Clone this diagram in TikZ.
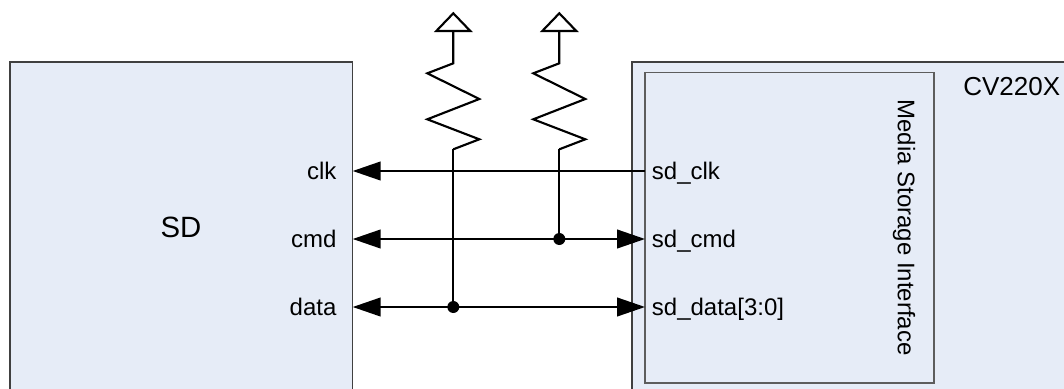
\documentclass[tikz,border=0pt]{standalone}
\usepackage{fontspec}
\setmainfont{Liberation Sans}
\usetikzlibrary{arrows.meta,positioning}
\definecolor{boxfill}{RGB}{230,236,247}
\definecolor{boxline}{RGB}{64,64,64}

\begin{document}
\begin{tikzpicture}[x=0.75pt,y=-0.75pt,
        blk/.style={draw=boxline, line width=1pt, fill=boxfill},
        wire/.style={line width=1.6pt, line join=miter},
        bothtip/.style={{Triangle[length=21pt,width=14pt]}-{Triangle[length=21pt,width=14pt]}},
        onetip/.style={-{Triangle[length=21pt,width=14pt]}},
        lbl/.style={inner sep=0pt, font=\fontsize{18}{18}\selectfont, text height=13pt, text depth=0pt}]
        \useasboundingbox (0,0) rectangle (1064,389);
        \clip (0,0) rectangle (1064,389);
        \fill[white] (0,0) rectangle (1064,389);

        % blocks
        \draw[blk] (10,62) rectangle (352.7,400);
        \draw[blk] (632,62) rectangle (1080,400);
        \draw[blk, draw=boxline!85] (645,72.7) rectangle (934,383);

        \node[lbl, font=\fontsize{22}{22}\selectfont, text height=15.8pt] (sd) at (181,227) {SD};
        \node[lbl, font=\fontsize{19.5}{19.5}\selectfont, text height=14pt, anchor=west] (cv) at (963,86) {CV220X};
        \node[lbl, rotate=-90] (msi) at (906.5,227.5) {Media Storage Interface};

        % pins
        \coordinate (clkL) at (352.7,171);
        \coordinate (cmdL) at (352.7,239);
        \coordinate (datL) at (352.7,307);
        \coordinate (clkR) at (645,171);
        \coordinate (cmdR) at (645,239);
        \coordinate (datR) at (645,307);
        \coordinate (jcmd) at (559.3,239);
        \coordinate (jdat) at (453.3,307);

        \node[lbl, left=12pt of clkL] (clk) {clk};
        \node[lbl, left=12pt of cmdL] (cmd) {cmd};
        \node[lbl, left=12pt of datL] (dat) {data};
        \node[lbl, right=5pt of clkR] (sdclk) {sd\_clk};
        \node[lbl, right=5pt of cmdR] (sdcmd) {sd\_cmd};
        \node[lbl, right=5pt of datR] (sddat) {sd\_data[3:0]};

        % pull-ups
        \draw[wire] (453.3,13.3) -- (470.3,31) -- (436.3,31) -- cycle;
        \draw[wire] (453.3,31) -- (453.3,63.3) -- (427.3,73.3) -- (479.3,99) -- (427.3,119.3) -- (479.3,139.3) -- (453.3,149.3) coordinate (rdat);
        \draw[wire] (559.3,13.3) -- (576.3,31) -- (542.3,31) -- cycle;
        \draw[wire] (559.3,31) -- (559.3,63.3) -- (533.3,73.3) -- (585.3,99) -- (533.3,119.3) -- (585.3,139.3) -- (559.3,149.3) coordinate (rcmd);
        \draw[wire] (rdat) -- (jdat);
        \draw[wire] (rcmd) -- (jcmd);

        % signals
        \draw[wire, onetip] (clkR) -- (clkL);
        \draw[wire, bothtip] (cmdL) -- (cmdR);
        \draw[wire, bothtip] (datL) -- (datR);
        \fill (jcmd) circle[radius=6];
        \fill (jdat) circle[radius=6];
    \end{tikzpicture}
\end{document}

□ □ □ □ □ □ □

* [What you should do]: Look at the listing and set down only the lines from its start through the line with "rotate=-90] (msi) at", word for word and without pictures.

* [Expected answer]:
Clone this diagram in TikZ.
\documentclass[tikz,border=0pt]{standalone}
\usepackage{fontspec}
\setmainfont{Liberation Sans}
\usetikzlibrary{arrows.meta,positioning}
\definecolor{boxfill}{RGB}{230,236,247}
\definecolor{boxline}{RGB}{64,64,64}

\begin{document}
\begin{tikzpicture}[x=0.75pt,y=-0.75pt,
        blk/.style={draw=boxline, line width=1pt, fill=boxfill},
        wire/.style={line width=1.6pt, line join=miter},
        bothtip/.style={{Triangle[length=21pt,width=14pt]}-{Triangle[length=21pt,width=14pt]}},
        onetip/.style={-{Triangle[length=21pt,width=14pt]}},
        lbl/.style={inner sep=0pt, font=\fontsize{18}{18}\selectfont, text height=13pt, text depth=0pt}]
        \useasboundingbox (0,0) rectangle (1064,389);
        \clip (0,0) rectangle (1064,389);
        \fill[white] (0,0) rectangle (1064,389);

        % blocks
        \draw[blk] (10,62) rectangle (352.7,400);
        \draw[blk] (632,62) rectangle (1080,400);
        \draw[blk, draw=boxline!85] (645,72.7) rectangle (934,383);

        \node[lbl, font=\fontsize{22}{22}\selectfont, text height=15.8pt] (sd) at (181,227) {SD};
        \node[lbl, font=\fontsize{19.5}{19.5}\selectfont, text height=14pt, anchor=west] (cv) at (963,86) {CV220X};
        \node[lbl, rotate=-90] (msi) at (906.5,227.5) {Media Storage Interface};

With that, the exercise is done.